The Beijing Bookworm occasionally hosts ‘translation slams’ where translators and/or interpreters are pitted against one another in events that showcase how individuals — whose business it is to convey the meaning of words — deal with language in different ways.
It’s fascinating. You have to be as much an artist as the original author, and your ear, your sensibilities, must be in tune with the work (imagine if you’re translating poetry — the agony of your word choices!).
To make matters more difficult, in any text there will be references that just don’t translate well into another language, simply because the root of understanding them is distinctly cultural.

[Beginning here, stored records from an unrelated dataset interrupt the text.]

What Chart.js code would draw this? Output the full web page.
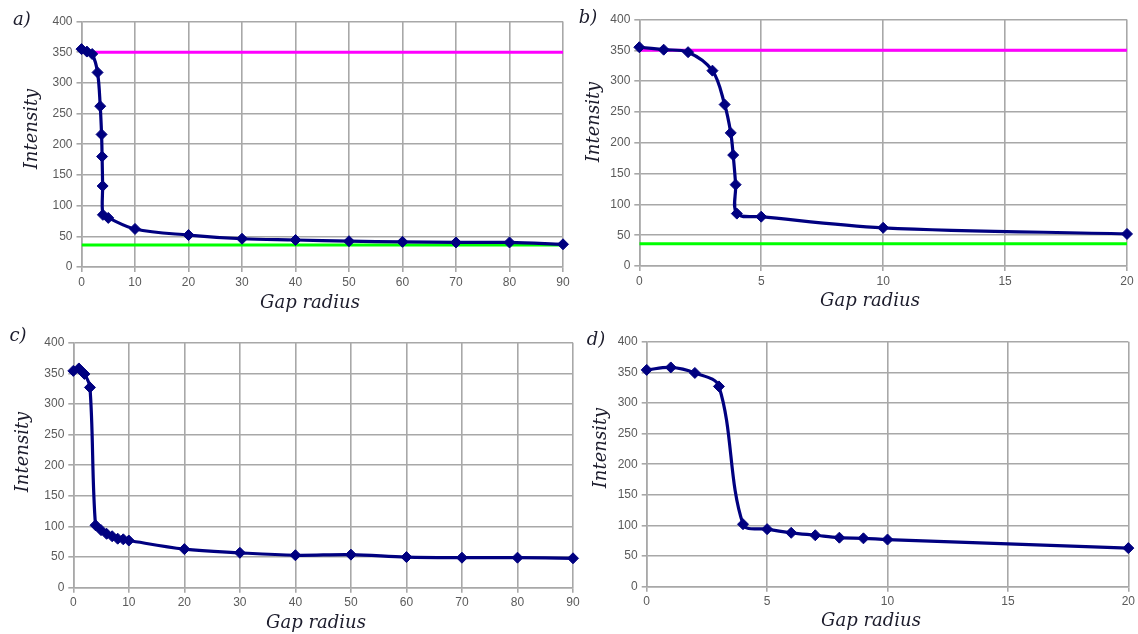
<!DOCTYPE html>
<html><head><meta charset="utf-8">
<script src="https://cdn.jsdelivr.net/npm/chart.js@4"></script>
<style>
body{margin:0;background:#fff;width:1138px;height:634px;overflow:hidden;position:relative}
canvas{position:absolute}
.lbl{position:absolute;font-family:"DejaVu Serif","Liberation Serif",serif;font-style:italic;color:#1c1c2c;white-space:nowrap;font-size:18px;line-height:1}
.yt{transform:translate(-50%,-50%) rotate(-90deg)}
.xt{transform:translate(-50%,-50%)}
</style></head><body>
<canvas id="ca" width="575" height="318" style="left:0;top:0"></canvas>
<canvas id="cb" width="568" height="318" style="left:570px;top:0"></canvas>
<canvas id="cc" width="585" height="316" style="left:0;top:318px"></canvas>
<canvas id="cd" width="568" height="316" style="left:570px;top:318px"></canvas>

<div class="lbl xt" style="left:22px;top:19px">a)</div>
<div class="lbl xt" style="left:588px;top:17px">b)</div>
<div class="lbl xt" style="left:18px;top:335px">c)</div>
<div class="lbl xt" style="left:596px;top:339px">d)</div>

<div class="lbl yt" style="left:31px;top:129px">Intensity</div>
<div class="lbl yt" style="left:593px;top:122px">Intensity</div>
<div class="lbl yt" style="left:22px;top:452px">Intensity</div>
<div class="lbl yt" style="left:600px;top:448px">Intensity</div>

<div class="lbl xt" style="left:310px;top:302px">Gap radius</div>
<div class="lbl xt" style="left:870px;top:300px">Gap radius</div>
<div class="lbl xt" style="left:316px;top:622px">Gap radius</div>
<div class="lbl xt" style="left:871px;top:620px">Gap radius</div>

<script>
// ---- data ----
const gapAB = [0, 1, 2, 3, 3.5, 3.75, 3.85, 3.95, 4, 5, 10, 20, 30, 40, 50, 60, 70, 80, 90];
const intensityAB = [355, 351, 347, 317, 262, 216, 180, 132, 85, 80, 62, 52, 46, 44, 42, 41, 40, 40, 37];
const upperLevel = 350;
const lowerLevel = 36;
const gapCD = [0, 1, 2, 3, 4, 5, 6, 7, 8, 9, 10, 20, 30, 40, 50, 60, 70, 80, 90];
const intensityCD = [354, 358, 349, 327, 102, 94, 88, 84, 80, 79, 77, 63, 57, 53, 54, 50, 49, 49, 48];
const yTicks = [0, 50, 100, 150, 200, 250, 300, 350, 400];
const xMaxFull = 90, xStepFull = 10;
const xMaxZoom = 20, xStepZoom = 5;

const NAVY = '#000080';
const GRID = '#a8a8a8';

function pts(xs, ys, maxX) {
  const out = [];
  for (let i = 0; i < xs.length; i++) if (xs[i] <= maxX) out.push({x: xs[i], y: ys[i]});
  return out;
}
function flat(v, maxX) { return [{x: 0, y: v}, {x: maxX, y: v}]; }

function makeChart(id, xs, ys, maxX, step, levels, box) {
  const datasets = [{
    data: pts(xs, ys, maxX),
    borderColor: NAVY, backgroundColor: NAVY, borderWidth: 3.2,
    pointStyle: 'rectRot', pointRadius: 5.5, pointBorderWidth: 1,
    tension: 0.35, clip: false
  }];
  if (levels) {
    datasets.push({data: flat(upperLevel, maxX), borderColor: '#ff00ff', borderWidth: 3, pointRadius: 0, tension: 0});
    datasets.push({data: flat(lowerLevel, maxX), borderColor: '#00ff00', borderWidth: 3, pointRadius: 0, tension: 0});
  }
  const tickFont = {family: '"Liberation Sans", Arial, sans-serif', size: 12};
  return new Chart(document.getElementById(id), {
    type: 'scatter',
    data: {datasets},
    options: {
      responsive: false, animation: false, devicePixelRatio: 1,
      showLine: true,
      layout: {padding: {top: box.top, right: box.right, left: 0, bottom: 0}},
      plugins: {legend: {display: false}, tooltip: {enabled: false}},
      scales: {
        x: {
          type: 'linear', min: 0, max: maxX,
          ticks: {stepSize: step, color: '#5a5a5a', font: tickFont, padding: 3, maxRotation: 0},
          grid: {color: GRID, lineWidth: 1.6, tickLength: 5, tickColor: GRID},
          border: {color: GRID, width: 1.6},
          afterFit: s => { s.height = box.xh; }
        },
        y: {
          type: 'linear', min: 0, max: 400,
          afterBuildTicks: s => { s.ticks = yTicks.map(v => ({value: v})); },
          ticks: {color: '#5a5a5a', font: tickFont, padding: 4},
          grid: {color: GRID, lineWidth: 1.6, tickLength: 5, tickColor: GRID},
          border: {color: GRID, width: 1.6},
          afterFit: s => { s.width = box.yw; }
        }
      }
    }
  });
}

makeChart('ca', gapAB, intensityAB, xMaxFull, xStepFull, true, {top: 21.5, right: 12, xh: 51, yw: 81.5});
makeChart('cb', gapAB, intensityAB, xMaxZoom, xStepZoom, true, {top: 19.5, right: 11, xh: 52, yw: 69.3});
makeChart('cc', gapCD, intensityCD, xMaxFull, xStepFull, false, {top: 24.7, right: 12, xh: 46.3, yw: 73.3});
makeChart('cd', gapCD, intensityCD, xMaxZoom, xStepZoom, false, {top: 23.7, right: 9, xh: 47.3, yw: 76.7});
</script>
</body></html>
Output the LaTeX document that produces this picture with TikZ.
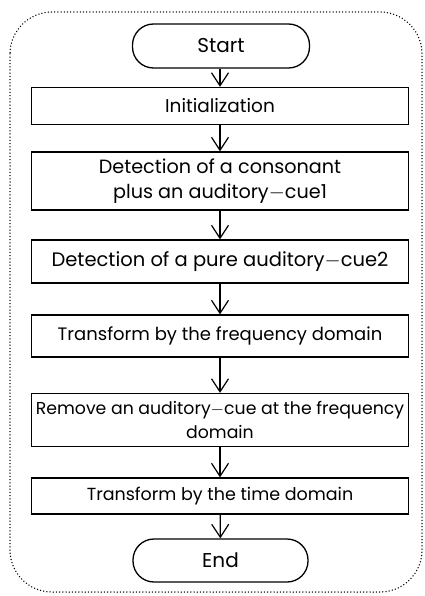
\documentclass[tikz,border=0pt]{standalone}
\usepackage{fontspec}
\setmainfont{Poppins}
\usetikzlibrary{arrows.meta}
\newcommand{\fsz}[1]{\fontsize{#1}{24}\selectfont}
\newcommand{\fszb}[2]{\fontsize{#1}{#2}\selectfont}
\begin{document}
\begin{tikzpicture}[x=1pt,y=-1pt,
  boxstyle/.style={draw, line width=1.3pt, minimum width=377pt, inner sep=0pt, align=center,
    font=\fsz{18}},
  termstyle/.style={draw, line width=1.3pt, rounded corners=21pt, inner sep=0pt,
    font=\fsz{20}},
  flow/.style={line width=1.2pt, -{Straight Barb[length=13pt,width=17pt,line width=1.2pt]}}]
\useasboundingbox (0,0) rectangle (424,596);
\draw[line width=1.5pt, line cap=round, dash pattern=on 0pt off 3.2pt, rounded corners=42pt]
  (10,12) rectangle (422,592);
\node[termstyle, minimum width=177pt, minimum height=44pt] (start) at (221,46) {Start};
\node[boxstyle, minimum height=37pt, font=\fsz{18.5}] (init) at (220,106) {Initialization};
\node[boxstyle, minimum height=58pt, font={\fszb{19.2}{25.5}}] (det1) at (220,181) {Detection of a consonant\\plus an auditory$-$cue1};
\node[boxstyle, minimum height=43pt, font=\fsz{19.5}] (det2) at (220,261.5) {Detection of a pure auditory$-$cue2};
\node[boxstyle, minimum height=42pt] (freq) at (220,336) {Transform by the frequency domain};
\node[boxstyle, minimum height=53pt, font={\fszb{17.3}{24.5}}] (remove) at (220,420) {Remove an auditory$-$cue at the frequency\\domain};
\node[boxstyle, minimum height=36pt, font=\fsz{17.5}] (time) at (220,496) {Transform by the time domain};
\node[termstyle, minimum width=175pt, minimum height=43pt] (end) at (220.5,560.5) {End};
\draw[flow] (start.south -| init.north) -- (init.north);
\draw[flow] (init) -- (det1);
\draw[flow] (det1) -- (det2);
\draw[flow] (det2) -- (freq);
\draw[flow] (freq) -- (remove);
\draw[flow] (remove) -- (time);
\draw[flow] (time) -- (end);
\end{tikzpicture}
\end{document}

For example, in this article about the Bookworm’s latest Translation Slam (which took place a couple days ago), a unique — and fairly recent — Chinese cultural reference became an issue:
This became clear when a reference to Li Gang surfaced towards the end of the text. Those who are familiar with Chinese pop culture will be aware that this alludes to a sensational online video that showed a drunk driver daring observers to question his actions because of the status of his father Li Gang, a local police official. The phrase “my father is Li Gang” has since become a bitter joke about those who hide behind power to avoid responsibility. Although both translators left the reference in, Cindy commented that she did so because the play was most likely to be viewed in China by a bilingual audience who would understand the humour. For a purely English speaking audience there would probably have been a need to substitute a similar pop culture reference or perhaps omit it entirely.
My books have been translated into French, German, Japanese…but I’ve always wondered, what survives? What has to change so the audience will understand the story? Is the tone and meaning preserved? Or is the story made better by the translator?
I read a lot of translated work, but what am I missing by not taking in the original? Or, through the skill of the translator, have I lost nothing at all?
Also, when translating books from cultures that are vastly different — say, between China and North America — is there a tendency to impose the cultural perspective of the intended audience, thus diminishing or betraying the culture of the original work?